• [Task directions] Output the first line of the listing and each line after it, up to and including the line that contains "const yTicks = [480, 500, 520, 540];", exactly as written, minus the pictures.

• [Supplied material]
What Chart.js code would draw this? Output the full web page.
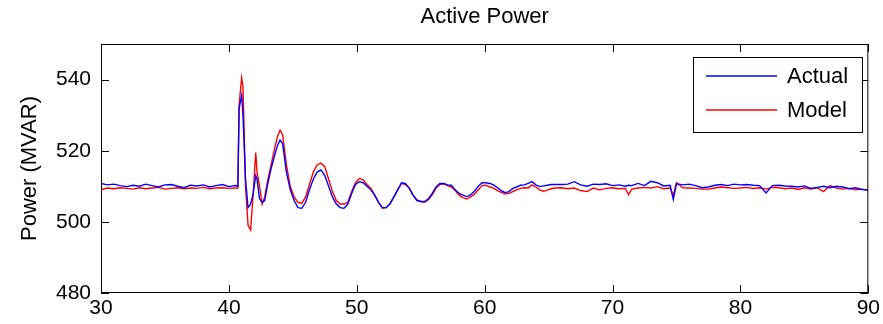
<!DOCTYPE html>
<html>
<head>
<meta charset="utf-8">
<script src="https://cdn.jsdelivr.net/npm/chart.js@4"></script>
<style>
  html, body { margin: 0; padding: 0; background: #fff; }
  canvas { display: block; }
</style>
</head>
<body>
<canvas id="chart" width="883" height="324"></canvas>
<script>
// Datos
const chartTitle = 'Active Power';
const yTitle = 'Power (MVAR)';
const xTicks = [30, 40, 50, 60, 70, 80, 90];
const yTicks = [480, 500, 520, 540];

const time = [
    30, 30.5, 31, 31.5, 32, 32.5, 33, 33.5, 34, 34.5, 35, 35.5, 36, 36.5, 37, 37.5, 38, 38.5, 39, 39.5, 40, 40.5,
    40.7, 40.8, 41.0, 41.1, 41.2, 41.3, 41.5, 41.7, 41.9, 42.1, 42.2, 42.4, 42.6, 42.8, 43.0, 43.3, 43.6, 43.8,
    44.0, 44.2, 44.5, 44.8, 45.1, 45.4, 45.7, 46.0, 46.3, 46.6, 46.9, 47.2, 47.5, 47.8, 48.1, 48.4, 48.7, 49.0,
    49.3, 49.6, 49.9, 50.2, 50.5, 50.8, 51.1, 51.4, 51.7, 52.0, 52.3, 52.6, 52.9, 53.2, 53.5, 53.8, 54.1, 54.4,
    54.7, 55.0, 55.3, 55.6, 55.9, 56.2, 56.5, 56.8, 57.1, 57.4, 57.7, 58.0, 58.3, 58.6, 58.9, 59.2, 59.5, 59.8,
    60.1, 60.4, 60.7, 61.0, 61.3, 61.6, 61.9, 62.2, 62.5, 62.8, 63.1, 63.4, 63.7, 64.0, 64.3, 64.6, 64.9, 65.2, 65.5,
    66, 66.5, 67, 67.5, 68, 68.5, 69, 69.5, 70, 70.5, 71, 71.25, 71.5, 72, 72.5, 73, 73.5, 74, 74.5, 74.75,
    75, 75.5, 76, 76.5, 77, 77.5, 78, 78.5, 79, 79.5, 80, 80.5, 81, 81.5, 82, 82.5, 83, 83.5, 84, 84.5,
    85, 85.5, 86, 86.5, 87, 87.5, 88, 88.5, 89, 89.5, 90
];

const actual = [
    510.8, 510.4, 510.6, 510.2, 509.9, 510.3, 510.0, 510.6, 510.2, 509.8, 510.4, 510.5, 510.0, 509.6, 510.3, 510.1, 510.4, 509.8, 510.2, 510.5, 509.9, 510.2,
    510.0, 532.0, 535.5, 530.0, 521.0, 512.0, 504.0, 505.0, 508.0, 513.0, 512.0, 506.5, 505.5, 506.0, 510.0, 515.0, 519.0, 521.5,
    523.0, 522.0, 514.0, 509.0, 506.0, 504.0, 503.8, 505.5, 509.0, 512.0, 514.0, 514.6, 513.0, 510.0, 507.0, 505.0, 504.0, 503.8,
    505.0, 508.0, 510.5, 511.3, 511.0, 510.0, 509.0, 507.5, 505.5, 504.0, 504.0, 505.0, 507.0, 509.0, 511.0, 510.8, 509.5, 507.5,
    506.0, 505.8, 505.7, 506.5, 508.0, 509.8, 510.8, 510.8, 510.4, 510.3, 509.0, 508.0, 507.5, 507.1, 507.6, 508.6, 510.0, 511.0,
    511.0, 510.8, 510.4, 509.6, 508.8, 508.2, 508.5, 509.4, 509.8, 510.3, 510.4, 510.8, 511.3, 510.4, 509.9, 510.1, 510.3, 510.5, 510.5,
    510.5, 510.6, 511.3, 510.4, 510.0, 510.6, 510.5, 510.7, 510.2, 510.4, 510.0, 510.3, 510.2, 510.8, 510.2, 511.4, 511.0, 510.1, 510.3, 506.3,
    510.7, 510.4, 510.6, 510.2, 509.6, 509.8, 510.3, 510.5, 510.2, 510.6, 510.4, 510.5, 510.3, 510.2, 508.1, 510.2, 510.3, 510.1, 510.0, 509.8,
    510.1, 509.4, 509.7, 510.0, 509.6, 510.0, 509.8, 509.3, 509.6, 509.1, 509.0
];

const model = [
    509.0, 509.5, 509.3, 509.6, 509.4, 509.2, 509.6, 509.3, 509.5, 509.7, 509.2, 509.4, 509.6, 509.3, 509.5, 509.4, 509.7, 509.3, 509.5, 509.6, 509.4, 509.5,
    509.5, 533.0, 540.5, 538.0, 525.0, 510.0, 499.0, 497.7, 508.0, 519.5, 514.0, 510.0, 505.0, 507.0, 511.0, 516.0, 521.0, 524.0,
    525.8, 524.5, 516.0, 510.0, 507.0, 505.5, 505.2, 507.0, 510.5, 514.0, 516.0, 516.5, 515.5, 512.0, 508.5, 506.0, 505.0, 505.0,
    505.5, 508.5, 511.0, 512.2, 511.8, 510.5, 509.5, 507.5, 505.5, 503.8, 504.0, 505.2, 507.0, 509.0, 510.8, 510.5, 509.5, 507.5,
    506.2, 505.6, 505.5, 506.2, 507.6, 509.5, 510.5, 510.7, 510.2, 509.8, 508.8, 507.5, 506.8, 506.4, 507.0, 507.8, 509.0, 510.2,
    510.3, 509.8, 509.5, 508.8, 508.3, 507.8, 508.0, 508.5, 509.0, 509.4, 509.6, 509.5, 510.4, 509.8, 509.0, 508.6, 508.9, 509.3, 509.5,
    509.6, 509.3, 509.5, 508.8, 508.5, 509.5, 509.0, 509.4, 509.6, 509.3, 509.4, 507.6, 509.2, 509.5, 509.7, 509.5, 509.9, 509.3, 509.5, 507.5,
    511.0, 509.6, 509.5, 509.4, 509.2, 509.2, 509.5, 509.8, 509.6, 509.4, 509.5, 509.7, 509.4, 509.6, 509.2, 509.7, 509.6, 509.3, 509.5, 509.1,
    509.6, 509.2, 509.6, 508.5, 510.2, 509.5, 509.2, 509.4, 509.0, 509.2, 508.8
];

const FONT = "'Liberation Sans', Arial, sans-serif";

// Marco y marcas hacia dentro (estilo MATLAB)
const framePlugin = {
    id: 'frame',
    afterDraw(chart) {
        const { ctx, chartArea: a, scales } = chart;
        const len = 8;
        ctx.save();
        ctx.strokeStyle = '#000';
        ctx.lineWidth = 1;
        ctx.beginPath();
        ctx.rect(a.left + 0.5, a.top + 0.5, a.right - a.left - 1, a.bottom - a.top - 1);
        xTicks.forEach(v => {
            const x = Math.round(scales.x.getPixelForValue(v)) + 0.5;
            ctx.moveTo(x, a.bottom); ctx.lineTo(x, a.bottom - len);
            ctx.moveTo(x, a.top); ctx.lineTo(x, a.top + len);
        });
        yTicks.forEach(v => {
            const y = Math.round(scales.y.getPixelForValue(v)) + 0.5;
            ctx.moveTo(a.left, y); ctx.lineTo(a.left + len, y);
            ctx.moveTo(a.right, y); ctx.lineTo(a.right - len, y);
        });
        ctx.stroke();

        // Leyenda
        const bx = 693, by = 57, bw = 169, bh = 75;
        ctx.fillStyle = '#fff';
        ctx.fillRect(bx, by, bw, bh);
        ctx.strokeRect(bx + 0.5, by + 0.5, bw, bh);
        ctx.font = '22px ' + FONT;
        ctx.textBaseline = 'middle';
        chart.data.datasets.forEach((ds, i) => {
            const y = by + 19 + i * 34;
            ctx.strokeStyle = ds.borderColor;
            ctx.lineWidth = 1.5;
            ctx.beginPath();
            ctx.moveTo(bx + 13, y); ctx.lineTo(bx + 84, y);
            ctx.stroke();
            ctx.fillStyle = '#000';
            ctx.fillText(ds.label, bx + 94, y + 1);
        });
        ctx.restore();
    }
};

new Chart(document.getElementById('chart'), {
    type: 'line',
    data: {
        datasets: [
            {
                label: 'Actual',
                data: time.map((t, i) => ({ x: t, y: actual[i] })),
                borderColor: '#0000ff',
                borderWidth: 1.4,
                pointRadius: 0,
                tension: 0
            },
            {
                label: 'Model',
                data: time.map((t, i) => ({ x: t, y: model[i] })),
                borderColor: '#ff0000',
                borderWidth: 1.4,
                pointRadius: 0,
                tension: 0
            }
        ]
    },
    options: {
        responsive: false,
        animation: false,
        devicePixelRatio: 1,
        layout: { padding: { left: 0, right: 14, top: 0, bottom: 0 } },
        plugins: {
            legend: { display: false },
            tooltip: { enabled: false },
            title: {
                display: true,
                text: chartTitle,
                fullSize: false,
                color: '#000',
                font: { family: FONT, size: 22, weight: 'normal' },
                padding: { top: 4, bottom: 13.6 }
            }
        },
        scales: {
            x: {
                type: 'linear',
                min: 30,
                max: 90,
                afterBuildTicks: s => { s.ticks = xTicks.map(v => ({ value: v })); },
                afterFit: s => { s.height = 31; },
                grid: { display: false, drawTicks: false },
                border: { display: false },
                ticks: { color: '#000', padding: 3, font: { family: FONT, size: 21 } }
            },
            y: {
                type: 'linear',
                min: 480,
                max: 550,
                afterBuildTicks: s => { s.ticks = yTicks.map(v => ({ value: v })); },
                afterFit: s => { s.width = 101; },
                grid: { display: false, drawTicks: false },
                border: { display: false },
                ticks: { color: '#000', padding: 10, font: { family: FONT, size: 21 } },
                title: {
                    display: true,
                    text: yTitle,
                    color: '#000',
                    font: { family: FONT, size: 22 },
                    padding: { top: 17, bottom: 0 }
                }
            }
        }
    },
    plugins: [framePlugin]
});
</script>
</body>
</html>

• [Result of the exercise]
What Chart.js code would draw this? Output the full web page.
<!DOCTYPE html>
<html>
<head>
<meta charset="utf-8">
<script src="https://cdn.jsdelivr.net/npm/chart.js@4"></script>
<style>
  html, body { margin: 0; padding: 0; background: #fff; }
  canvas { display: block; }
</style>
</head>
<body>
<canvas id="chart" width="883" height="324"></canvas>
<script>
// Datos
const chartTitle = 'Active Power';
const yTitle = 'Power (MVAR)';
const xTicks = [30, 40, 50, 60, 70, 80, 90];
const yTicks = [480, 500, 520, 540];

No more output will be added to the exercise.